◆ TASK GOAL ◆
Leave out the images and repeat the listing below without a single change.
■ ■ ■ ■ ■ ■ ■
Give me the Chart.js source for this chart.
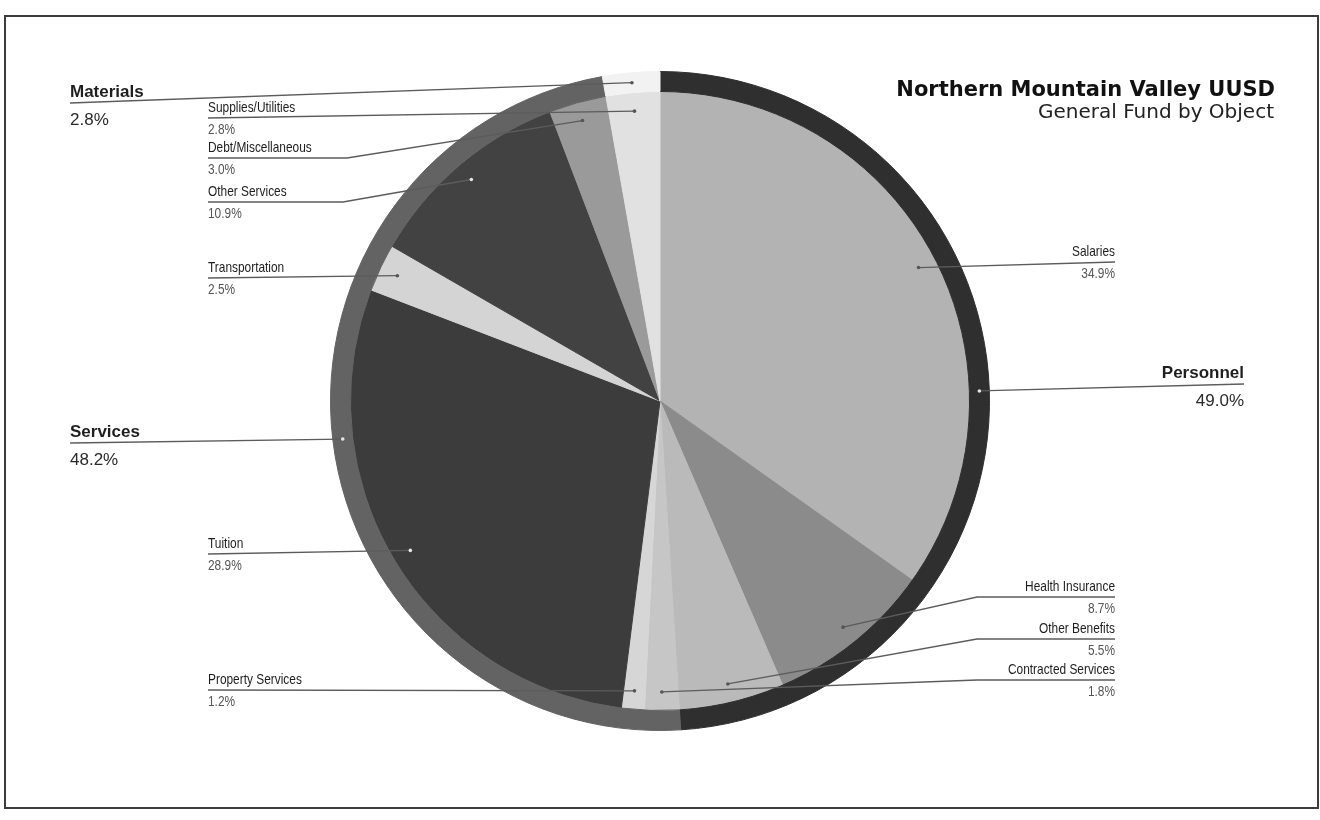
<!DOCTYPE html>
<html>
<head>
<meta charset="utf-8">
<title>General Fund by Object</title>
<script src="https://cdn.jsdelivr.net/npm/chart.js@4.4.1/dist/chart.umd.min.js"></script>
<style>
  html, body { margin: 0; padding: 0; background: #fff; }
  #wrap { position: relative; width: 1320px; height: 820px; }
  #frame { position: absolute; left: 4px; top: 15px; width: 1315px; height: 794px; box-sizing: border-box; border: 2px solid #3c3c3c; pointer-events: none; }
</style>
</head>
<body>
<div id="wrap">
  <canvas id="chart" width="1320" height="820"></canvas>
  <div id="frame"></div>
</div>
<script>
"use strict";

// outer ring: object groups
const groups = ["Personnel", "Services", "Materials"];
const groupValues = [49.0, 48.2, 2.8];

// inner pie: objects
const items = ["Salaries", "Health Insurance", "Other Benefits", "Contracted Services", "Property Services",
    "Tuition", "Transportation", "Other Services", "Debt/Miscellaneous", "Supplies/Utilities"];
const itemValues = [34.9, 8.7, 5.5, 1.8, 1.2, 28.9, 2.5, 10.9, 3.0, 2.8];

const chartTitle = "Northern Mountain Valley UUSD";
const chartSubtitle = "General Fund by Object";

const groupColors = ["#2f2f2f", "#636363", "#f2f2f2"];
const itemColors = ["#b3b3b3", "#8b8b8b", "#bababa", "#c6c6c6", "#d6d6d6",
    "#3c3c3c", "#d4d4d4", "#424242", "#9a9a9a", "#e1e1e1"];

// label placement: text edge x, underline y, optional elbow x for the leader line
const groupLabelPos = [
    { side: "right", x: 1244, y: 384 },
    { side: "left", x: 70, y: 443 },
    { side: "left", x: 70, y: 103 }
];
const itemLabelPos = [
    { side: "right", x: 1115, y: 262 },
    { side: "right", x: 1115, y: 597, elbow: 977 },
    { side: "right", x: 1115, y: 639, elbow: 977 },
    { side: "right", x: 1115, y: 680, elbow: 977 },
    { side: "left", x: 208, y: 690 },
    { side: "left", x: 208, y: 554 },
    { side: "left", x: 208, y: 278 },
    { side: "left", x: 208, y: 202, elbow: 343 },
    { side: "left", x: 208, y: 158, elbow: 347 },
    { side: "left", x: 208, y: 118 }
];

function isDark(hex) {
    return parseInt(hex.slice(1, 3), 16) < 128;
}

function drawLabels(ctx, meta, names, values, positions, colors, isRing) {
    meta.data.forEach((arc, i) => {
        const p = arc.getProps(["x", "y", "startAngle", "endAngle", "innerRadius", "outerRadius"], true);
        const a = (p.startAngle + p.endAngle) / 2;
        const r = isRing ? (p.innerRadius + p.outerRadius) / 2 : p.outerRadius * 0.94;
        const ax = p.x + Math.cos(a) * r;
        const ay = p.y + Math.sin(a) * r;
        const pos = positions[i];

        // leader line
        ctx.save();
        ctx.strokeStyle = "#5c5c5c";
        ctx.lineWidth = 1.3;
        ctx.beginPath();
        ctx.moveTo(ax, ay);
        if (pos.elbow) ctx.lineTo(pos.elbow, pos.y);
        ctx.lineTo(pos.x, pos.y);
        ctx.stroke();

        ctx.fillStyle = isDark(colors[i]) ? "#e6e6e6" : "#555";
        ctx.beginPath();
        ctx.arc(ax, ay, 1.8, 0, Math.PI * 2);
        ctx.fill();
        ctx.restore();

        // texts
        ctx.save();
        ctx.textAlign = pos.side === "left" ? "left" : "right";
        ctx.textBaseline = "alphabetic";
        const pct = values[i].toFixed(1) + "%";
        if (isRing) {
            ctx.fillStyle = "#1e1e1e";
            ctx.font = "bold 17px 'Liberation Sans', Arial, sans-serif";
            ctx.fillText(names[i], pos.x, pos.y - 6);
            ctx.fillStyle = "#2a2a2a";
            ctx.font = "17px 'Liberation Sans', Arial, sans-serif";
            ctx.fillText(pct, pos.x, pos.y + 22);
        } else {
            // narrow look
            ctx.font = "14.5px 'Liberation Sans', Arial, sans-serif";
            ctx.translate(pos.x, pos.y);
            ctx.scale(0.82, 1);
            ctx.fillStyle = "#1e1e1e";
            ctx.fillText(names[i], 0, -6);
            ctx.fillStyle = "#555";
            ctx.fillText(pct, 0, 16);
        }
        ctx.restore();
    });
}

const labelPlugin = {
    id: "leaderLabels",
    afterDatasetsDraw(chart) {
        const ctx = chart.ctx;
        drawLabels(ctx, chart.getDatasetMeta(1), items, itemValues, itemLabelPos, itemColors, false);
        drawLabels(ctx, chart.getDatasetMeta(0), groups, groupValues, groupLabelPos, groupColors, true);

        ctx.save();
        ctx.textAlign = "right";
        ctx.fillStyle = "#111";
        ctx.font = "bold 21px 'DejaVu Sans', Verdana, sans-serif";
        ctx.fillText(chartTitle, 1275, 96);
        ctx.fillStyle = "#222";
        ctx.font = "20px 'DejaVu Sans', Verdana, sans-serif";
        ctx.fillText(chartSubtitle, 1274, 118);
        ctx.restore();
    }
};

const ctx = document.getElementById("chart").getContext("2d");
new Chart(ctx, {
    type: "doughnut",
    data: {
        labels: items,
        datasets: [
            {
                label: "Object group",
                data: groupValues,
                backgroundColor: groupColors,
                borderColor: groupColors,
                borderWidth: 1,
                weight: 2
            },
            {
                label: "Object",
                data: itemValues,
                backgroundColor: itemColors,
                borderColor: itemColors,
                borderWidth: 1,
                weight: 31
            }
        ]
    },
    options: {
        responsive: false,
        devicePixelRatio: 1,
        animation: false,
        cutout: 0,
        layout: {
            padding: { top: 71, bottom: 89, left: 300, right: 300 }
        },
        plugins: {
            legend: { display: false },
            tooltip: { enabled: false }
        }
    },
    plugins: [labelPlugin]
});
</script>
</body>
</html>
■ ■ ■ ■ ■ ■ ■
◆ OUTPUT FOR THIS TASK ◆
Give me the Chart.js source for this chart.
<!DOCTYPE html>
<html>
<head>
<meta charset="utf-8">
<title>General Fund by Object</title>
<script src="https://cdn.jsdelivr.net/npm/chart.js@4.4.1/dist/chart.umd.min.js"></script>
<style>
  html, body { margin: 0; padding: 0; background: #fff; }
  #wrap { position: relative; width: 1320px; height: 820px; }
  #frame { position: absolute; left: 4px; top: 15px; width: 1315px; height: 794px; box-sizing: border-box; border: 2px solid #3c3c3c; pointer-events: none; }
</style>
</head>
<body>
<div id="wrap">
  <canvas id="chart" width="1320" height="820"></canvas>
  <div id="frame"></div>
</div>
<script>
"use strict";

// outer ring: object groups
const groups = ["Personnel", "Services", "Materials"];
const groupValues = [49.0, 48.2, 2.8];

// inner pie: objects
const items = ["Salaries", "Health Insurance", "Other Benefits", "Contracted Services", "Property Services",
    "Tuition", "Transportation", "Other Services", "Debt/Miscellaneous", "Supplies/Utilities"];
const itemValues = [34.9, 8.7, 5.5, 1.8, 1.2, 28.9, 2.5, 10.9, 3.0, 2.8];

const chartTitle = "Northern Mountain Valley UUSD";
const chartSubtitle = "General Fund by Object";

const groupColors = ["#2f2f2f", "#636363", "#f2f2f2"];
const itemColors = ["#b3b3b3", "#8b8b8b", "#bababa", "#c6c6c6", "#d6d6d6",
    "#3c3c3c", "#d4d4d4", "#424242", "#9a9a9a", "#e1e1e1"];

// label placement: text edge x, underline y, optional elbow x for the leader line
const groupLabelPos = [
    { side: "right", x: 1244, y: 384 },
    { side: "left", x: 70, y: 443 },
    { side: "left", x: 70, y: 103 }
];
const itemLabelPos = [
    { side: "right", x: 1115, y: 262 },
    { side: "right", x: 1115, y: 597, elbow: 977 },
    { side: "right", x: 1115, y: 639, elbow: 977 },
    { side: "right", x: 1115, y: 680, elbow: 977 },
    { side: "left", x: 208, y: 690 },
    { side: "left", x: 208, y: 554 },
    { side: "left", x: 208, y: 278 },
    { side: "left", x: 208, y: 202, elbow: 343 },
    { side: "left", x: 208, y: 158, elbow: 347 },
    { side: "left", x: 208, y: 118 }
];

function isDark(hex) {
    return parseInt(hex.slice(1, 3), 16) < 128;
}

function drawLabels(ctx, meta, names, values, positions, colors, isRing) {
    meta.data.forEach((arc, i) => {
        const p = arc.getProps(["x", "y", "startAngle", "endAngle", "innerRadius", "outerRadius"], true);
        const a = (p.startAngle + p.endAngle) / 2;
        const r = isRing ? (p.innerRadius + p.outerRadius) / 2 : p.outerRadius * 0.94;
        const ax = p.x + Math.cos(a) * r;
        const ay = p.y + Math.sin(a) * r;
        const pos = positions[i];

        // leader line
        ctx.save();
        ctx.strokeStyle = "#5c5c5c";
        ctx.lineWidth = 1.3;
        ctx.beginPath();
        ctx.moveTo(ax, ay);
        if (pos.elbow) ctx.lineTo(pos.elbow, pos.y);
        ctx.lineTo(pos.x, pos.y);
        ctx.stroke();

        ctx.fillStyle = isDark(colors[i]) ? "#e6e6e6" : "#555";
        ctx.beginPath();
        ctx.arc(ax, ay, 1.8, 0, Math.PI * 2);
        ctx.fill();
        ctx.restore();

        // texts
        ctx.save();
        ctx.textAlign = pos.side === "left" ? "left" : "right";
        ctx.textBaseline = "alphabetic";
        const pct = values[i].toFixed(1) + "%";
        if (isRing) {
            ctx.fillStyle = "#1e1e1e";
            ctx.font = "bold 17px 'Liberation Sans', Arial, sans-serif";
            ctx.fillText(names[i], pos.x, pos.y - 6);
            ctx.fillStyle = "#2a2a2a";
            ctx.font = "17px 'Liberation Sans', Arial, sans-serif";
            ctx.fillText(pct, pos.x, pos.y + 22);
        } else {
            // narrow look
            ctx.font = "14.5px 'Liberation Sans', Arial, sans-serif";
            ctx.translate(pos.x, pos.y);
            ctx.scale(0.82, 1);
            ctx.fillStyle = "#1e1e1e";
            ctx.fillText(names[i], 0, -6);
            ctx.fillStyle = "#555";
            ctx.fillText(pct, 0, 16);
        }
        ctx.restore();
    });
}

const labelPlugin = {
    id: "leaderLabels",
    afterDatasetsDraw(chart) {
        const ctx = chart.ctx;
        drawLabels(ctx, chart.getDatasetMeta(1), items, itemValues, itemLabelPos, itemColors, false);
        drawLabels(ctx, chart.getDatasetMeta(0), groups, groupValues, groupLabelPos, groupColors, true);

        ctx.save();
        ctx.textAlign = "right";
        ctx.fillStyle = "#111";
        ctx.font = "bold 21px 'DejaVu Sans', Verdana, sans-serif";
        ctx.fillText(chartTitle, 1275, 96);
        ctx.fillStyle = "#222";
        ctx.font = "20px 'DejaVu Sans', Verdana, sans-serif";
        ctx.fillText(chartSubtitle, 1274, 118);
        ctx.restore();
    }
};

const ctx = document.getElementById("chart").getContext("2d");
new Chart(ctx, {
    type: "doughnut",
    data: {
        labels: items,
        datasets: [
            {
                label: "Object group",
                data: groupValues,
                backgroundColor: groupColors,
                borderColor: groupColors,
                borderWidth: 1,
                weight: 2
            },
            {
                label: "Object",
                data: itemValues,
                backgroundColor: itemColors,
                borderColor: itemColors,
                borderWidth: 1,
                weight: 31
            }
        ]
    },
    options: {
        responsive: false,
        devicePixelRatio: 1,
        animation: false,
        cutout: 0,
        layout: {
            padding: { top: 71, bottom: 89, left: 300, right: 300 }
        },
        plugins: {
            legend: { display: false },
            tooltip: { enabled: false }
        }
    },
    plugins: [labelPlugin]
});
</script>
</body>
</html>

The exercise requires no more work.